# Exercise directions
Word for word, repeat the entries, minus the pictures.

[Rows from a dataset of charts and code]

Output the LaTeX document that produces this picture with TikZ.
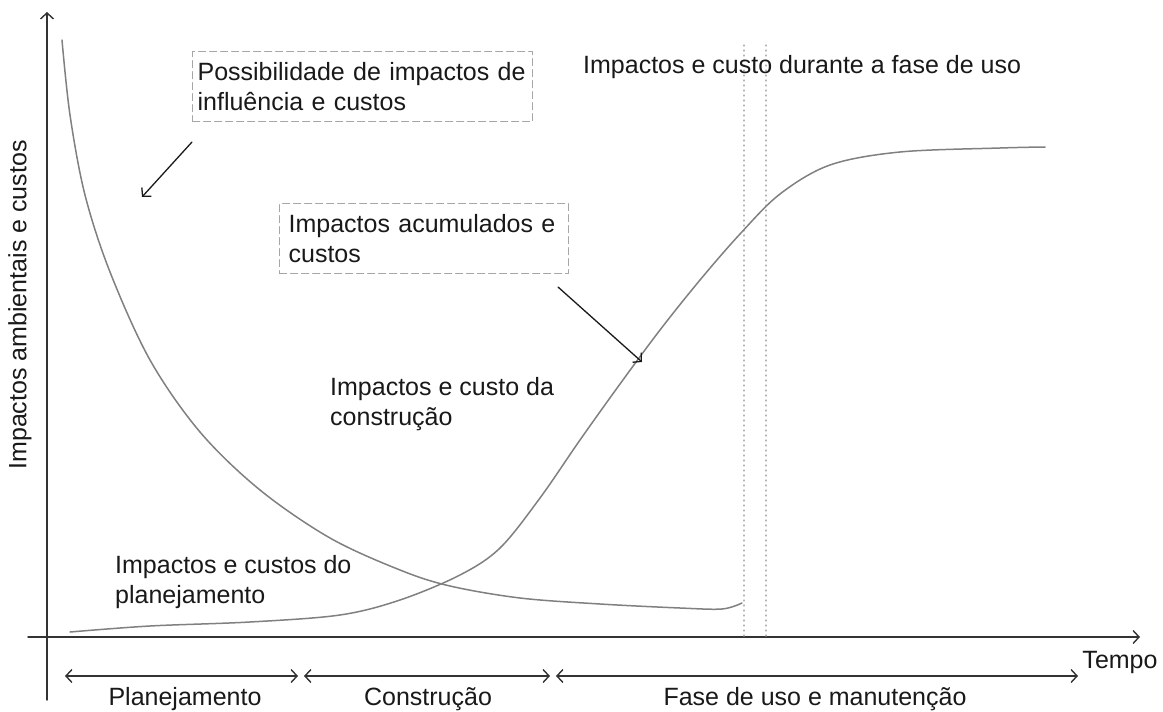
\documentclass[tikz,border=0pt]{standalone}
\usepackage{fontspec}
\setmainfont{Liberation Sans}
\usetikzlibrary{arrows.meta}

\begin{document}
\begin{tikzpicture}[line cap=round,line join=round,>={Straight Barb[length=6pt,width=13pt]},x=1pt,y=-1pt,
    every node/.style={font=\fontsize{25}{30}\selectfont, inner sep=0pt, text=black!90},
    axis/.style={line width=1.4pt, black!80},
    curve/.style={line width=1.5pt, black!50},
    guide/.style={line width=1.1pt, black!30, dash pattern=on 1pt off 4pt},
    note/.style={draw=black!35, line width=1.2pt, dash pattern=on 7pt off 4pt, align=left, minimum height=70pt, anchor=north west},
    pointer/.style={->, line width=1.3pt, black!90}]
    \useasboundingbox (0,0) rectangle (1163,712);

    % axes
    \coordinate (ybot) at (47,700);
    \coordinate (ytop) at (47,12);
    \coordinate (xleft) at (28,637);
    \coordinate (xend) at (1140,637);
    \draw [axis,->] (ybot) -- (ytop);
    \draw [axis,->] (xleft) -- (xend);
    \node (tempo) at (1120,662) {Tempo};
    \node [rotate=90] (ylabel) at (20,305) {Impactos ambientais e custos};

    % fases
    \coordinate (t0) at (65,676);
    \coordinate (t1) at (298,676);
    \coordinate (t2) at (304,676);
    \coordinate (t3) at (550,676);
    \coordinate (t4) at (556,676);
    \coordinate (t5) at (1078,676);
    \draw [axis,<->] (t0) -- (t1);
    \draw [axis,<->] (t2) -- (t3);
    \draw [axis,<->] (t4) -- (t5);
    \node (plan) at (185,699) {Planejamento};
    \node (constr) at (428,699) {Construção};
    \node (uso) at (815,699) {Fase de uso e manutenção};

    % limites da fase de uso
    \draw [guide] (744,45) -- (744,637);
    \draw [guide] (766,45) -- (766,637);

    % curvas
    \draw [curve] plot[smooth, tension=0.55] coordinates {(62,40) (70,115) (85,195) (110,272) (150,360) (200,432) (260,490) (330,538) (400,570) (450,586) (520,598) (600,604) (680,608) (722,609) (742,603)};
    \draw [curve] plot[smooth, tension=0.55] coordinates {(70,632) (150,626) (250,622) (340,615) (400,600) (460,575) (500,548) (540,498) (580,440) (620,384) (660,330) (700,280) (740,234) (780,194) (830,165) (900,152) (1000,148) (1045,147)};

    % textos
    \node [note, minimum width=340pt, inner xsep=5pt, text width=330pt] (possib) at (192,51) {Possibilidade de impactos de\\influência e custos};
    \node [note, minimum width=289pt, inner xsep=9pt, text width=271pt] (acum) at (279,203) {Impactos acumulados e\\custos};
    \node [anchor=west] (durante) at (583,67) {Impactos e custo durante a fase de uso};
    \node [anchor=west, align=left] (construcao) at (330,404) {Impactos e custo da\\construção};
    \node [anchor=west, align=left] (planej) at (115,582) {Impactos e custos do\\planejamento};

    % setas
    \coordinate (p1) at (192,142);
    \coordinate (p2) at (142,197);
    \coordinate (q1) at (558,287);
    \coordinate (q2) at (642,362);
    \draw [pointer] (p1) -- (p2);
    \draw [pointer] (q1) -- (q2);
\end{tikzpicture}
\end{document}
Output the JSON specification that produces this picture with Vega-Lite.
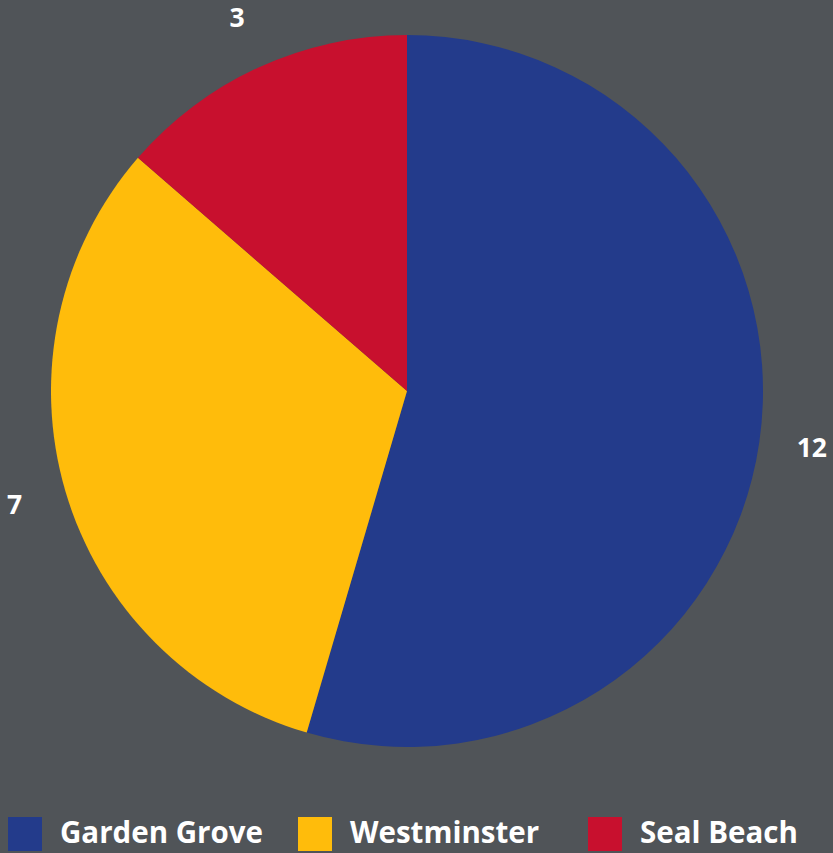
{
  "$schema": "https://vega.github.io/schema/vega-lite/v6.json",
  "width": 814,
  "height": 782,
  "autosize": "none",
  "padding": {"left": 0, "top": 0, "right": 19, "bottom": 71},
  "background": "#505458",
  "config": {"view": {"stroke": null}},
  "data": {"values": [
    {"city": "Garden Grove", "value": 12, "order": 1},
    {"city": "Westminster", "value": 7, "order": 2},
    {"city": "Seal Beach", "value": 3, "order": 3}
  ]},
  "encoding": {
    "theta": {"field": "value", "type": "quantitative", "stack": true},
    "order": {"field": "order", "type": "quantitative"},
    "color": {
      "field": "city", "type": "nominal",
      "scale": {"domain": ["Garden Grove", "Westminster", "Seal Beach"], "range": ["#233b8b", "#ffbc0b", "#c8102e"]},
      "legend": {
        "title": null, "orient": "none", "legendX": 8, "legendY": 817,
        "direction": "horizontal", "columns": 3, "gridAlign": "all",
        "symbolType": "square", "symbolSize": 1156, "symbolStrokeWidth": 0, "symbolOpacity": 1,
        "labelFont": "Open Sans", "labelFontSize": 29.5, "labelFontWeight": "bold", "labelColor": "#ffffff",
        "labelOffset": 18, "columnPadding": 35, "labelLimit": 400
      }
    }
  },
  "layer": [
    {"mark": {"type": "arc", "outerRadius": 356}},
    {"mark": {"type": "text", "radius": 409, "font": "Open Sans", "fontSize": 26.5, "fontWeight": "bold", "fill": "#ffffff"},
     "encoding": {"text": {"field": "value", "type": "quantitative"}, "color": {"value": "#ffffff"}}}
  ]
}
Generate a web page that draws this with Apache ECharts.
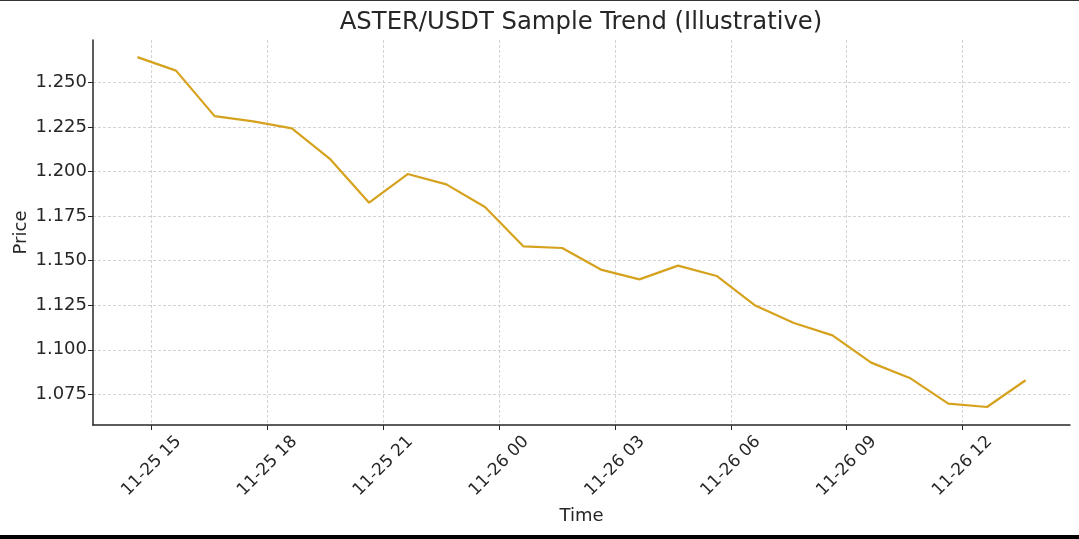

# Finished task
Output the LaTeX document that produces this picture with TikZ.
\documentclass[tikz,border=0pt]{standalone}
\usepackage{fontspec}
\setmainfont{Liberation Sans}
\usetikzlibrary{arrows.meta}

\begin{document}
\begin{tikzpicture}[line cap=round,line join=round,>={Straight Barb[length=6pt,width=13pt]},x=1pt,y=-1pt,
    every node/.style={font=\fontsize{25}{30}\selectfont, inner sep=0pt, text=black!90},
    axis/.style={line width=1.4pt, black!80},
    curve/.style={line width=1.5pt, black!50},
    guide/.style={line width=1.1pt, black!30, dash pattern=on 1pt off 4pt},
    note/.style={draw=black!35, line width=1.2pt, dash pattern=on 7pt off 4pt, align=left, minimum height=70pt, anchor=north west},
    pointer/.style={->, line width=1.3pt, black!90}]
    \useasboundingbox (0,0) rectangle (1163,712);

    % axes
    \coordinate (ybot) at (47,700);
    \coordinate (ytop) at (47,12);
    \coordinate (xleft) at (28,637);
    \coordinate (xend) at (1140,637);
    \draw [axis,->] (ybot) -- (ytop);
    \draw [axis,->] (xleft) -- (xend);
    \node (tempo) at (1120,662) {Tempo};
    \node [rotate=90] (ylabel) at (20,305) {Impactos ambientais e custos};

    % fases
    \coordinate (t0) at (65,676);
    \coordinate (t1) at (298,676);
    \coordinate (t2) at (304,676);
    \coordinate (t3) at (550,676);
    \coordinate (t4) at (556,676);
    \coordinate (t5) at (1078,676);
    \draw [axis,<->] (t0) -- (t1);
    \draw [axis,<->] (t2) -- (t3);
    \draw [axis,<->] (t4) -- (t5);
    \node (plan) at (185,699) {Planejamento};
    \node (constr) at (428,699) {Construção};
    \node (uso) at (815,699) {Fase de uso e manutenção};

    % limites da fase de uso
    \draw [guide] (744,45) -- (744,637);
    \draw [guide] (766,45) -- (766,637);

    % curvas
    \draw [curve] plot[smooth, tension=0.55] coordinates {(62,40) (70,115) (85,195) (110,272) (150,360) (200,432) (260,490) (330,538) (400,570) (450,586) (520,598) (600,604) (680,608) (722,609) (742,603)};
    \draw [curve] plot[smooth, tension=0.55] coordinates {(70,632) (150,626) (250,622) (340,615) (400,600) (460,575) (500,548) (540,498) (580,440) (620,384) (660,330) (700,280) (740,234) (780,194) (830,165) (900,152) (1000,148) (1045,147)};

    % textos
    \node [note, minimum width=340pt, inner xsep=5pt, text width=330pt] (possib) at (192,51) {Possibilidade de impactos de\\influência e custos};
    \node [note, minimum width=289pt, inner xsep=9pt, text width=271pt] (acum) at (279,203) {Impactos acumulados e\\custos};
    \node [anchor=west] (durante) at (583,67) {Impactos e custo durante a fase de uso};
    \node [anchor=west, align=left] (construcao) at (330,404) {Impactos e custo da\\construção};
    \node [anchor=west, align=left] (planej) at (115,582) {Impactos e custos do\\planejamento};

    % setas
    \coordinate (p1) at (192,142);
    \coordinate (p2) at (142,197);
    \coordinate (q1) at (558,287);
    \coordinate (q2) at (642,362);
    \draw [pointer] (p1) -- (p2);
    \draw [pointer] (q1) -- (q2);
\end{tikzpicture}
\end{document}
Output the JSON specification that produces this picture with Vega-Lite.
{
  "$schema": "https://vega.github.io/schema/vega-lite/v6.json",
  "width": 814,
  "height": 782,
  "autosize": "none",
  "padding": {"left": 0, "top": 0, "right": 19, "bottom": 71},
  "background": "#505458",
  "config": {"view": {"stroke": null}},
  "data": {"values": [
    {"city": "Garden Grove", "value": 12, "order": 1},
    {"city": "Westminster", "value": 7, "order": 2},
    {"city": "Seal Beach", "value": 3, "order": 3}
  ]},
  "encoding": {
    "theta": {"field": "value", "type": "quantitative", "stack": true},
    "order": {"field": "order", "type": "quantitative"},
    "color": {
      "field": "city", "type": "nominal",
      "scale": {"domain": ["Garden Grove", "Westminster", "Seal Beach"], "range": ["#233b8b", "#ffbc0b", "#c8102e"]},
      "legend": {
        "title": null, "orient": "none", "legendX": 8, "legendY": 817,
        "direction": "horizontal", "columns": 3, "gridAlign": "all",
        "symbolType": "square", "symbolSize": 1156, "symbolStrokeWidth": 0, "symbolOpacity": 1,
        "labelFont": "Open Sans", "labelFontSize": 29.5, "labelFontWeight": "bold", "labelColor": "#ffffff",
        "labelOffset": 18, "columnPadding": 35, "labelLimit": 400
      }
    }
  },
  "layer": [
    {"mark": {"type": "arc", "outerRadius": 356}},
    {"mark": {"type": "text", "radius": 409, "font": "Open Sans", "fontSize": 26.5, "fontWeight": "bold", "fill": "#ffffff"},
     "encoding": {"text": {"field": "value", "type": "quantitative"}, "color": {"value": "#ffffff"}}}
  ]
}
Generate a web page that draws this with Apache ECharts.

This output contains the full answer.